Societal support for legal cannabis doubled from 25 percent in 1995 to 50 percent in 2011, just before the debut of adult-use cannabis. The last Gallup survey, in 2022, found 68% of Americans favoring legal weed.

Even now, public opinion remains far from unanimous. Only half of conservatives and Republicans support full legalization. This is, to all appearances, due to stubbornly lingering resistance from the law enforcement community. Liberals and Democrats overwhelmingly favor legal marijuana, along with young adults.

Support for medical marijuana is closer to universal. “Even people who are morally opposed to cannabis generally run into the issue of basic compassion,” said Morgan Fox of the National Organization for the Reform of Marijuana Laws (NORML). 

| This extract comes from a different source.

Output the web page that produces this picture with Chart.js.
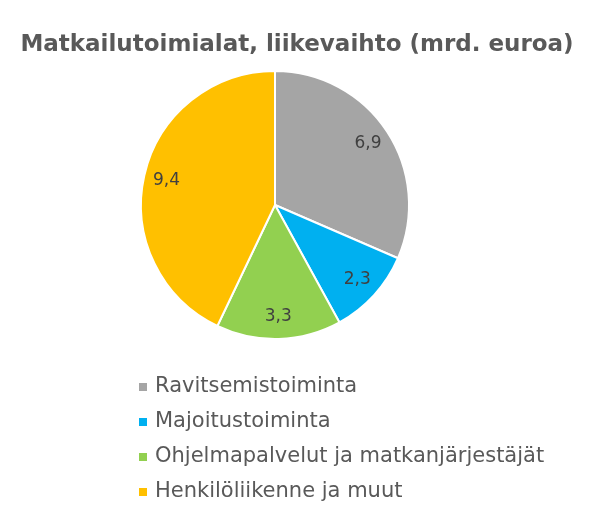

Familiarity doesn’t always breed contempt, especially if it’s good old ganja we’re talking about.

Public attitudes toward marijuana have improved apace with legalization: Many Americans support legal cannabis precisely because it is widely legal.

The decline of tobacco in American society mirrors the rise of cannabis, in reverse.  

More than 40 percent of American adults smoked until the early 1970s, Gallup polling shows. By 2022, the population of smokers had dwindled to 11 percent.

As public support for legal cannabis has waxed, approval for unrestricted tobacco has waned.

Support Grows For Banning Tobacco

Since the mid-2000s, support for smoking bans in public places has risen from around 40 percent to 60 percent, according to Gallup data.  

A much smaller share of the public, around 20 percent, told Gallup pollsters they think smoking should be “totally illegal” in a 2021 survey. 

CDC researchers found much stronger support for tobacco bans in their survey. Published in the journal Preventing Chronic Disease, it was also conducted in 2021.

Surveyors asked respondents whether they would support a “policy to prohibit the sale of all tobacco products.” Fifty-seven percent said they would “somewhat” or “strongly” endorse such a measure. 

CDC researchers found majority support for a tobacco ban. The support came from both men and women, young and old, college graduates and high-school dropouts and Americans of all races and ethnicities. They concluded that the findings “can inform federal, state, and local efforts to prohibit all tobacco product sales, including menthol cigarettes.”

Debate Focuses On Flavored Tobacco Products

America’s city councils and state legislatures are not racing to ban tobacco. Instead, much of the national debate focuses on flavored tobacco products. This arises from the theory that mint- and menthol-flavored cigarettes and e-cigarettes entice children to smoke.  

Several states and more than 360 communities have restricted or banned flavored tobacco products, according to the nonprofit Campaign for Tobacco-Free Kids. 

At least two California cities, affluent Los Angeles suburbs Beverly Hills and Manhattan Beach, have banned tobacco sales altogether.

Limiting Nicotine

The Biden administration has moved to harness rising anti-tobacco sentiment by banning menthol cigarettes and limiting nicotine levels. The latter effort is intended to make smoking less addictive. 

Three-quarters of Americans approve of moderating nicotine in cigarettes, according to Gallup polling. But the menthol ban has lower support. 

The tobacco industry now admits cigarettes are dangerous and addictive, after decades of obfuscation. But the companies don’t like talk of a menthol ban. They’ve also indicated ed they will oppose nicotine limits.   

“We certainly know that the general public is supportive of tobacco-control policies,” Callaway said. “And we also know that the tobacco industry is going to fight us every step of the way.”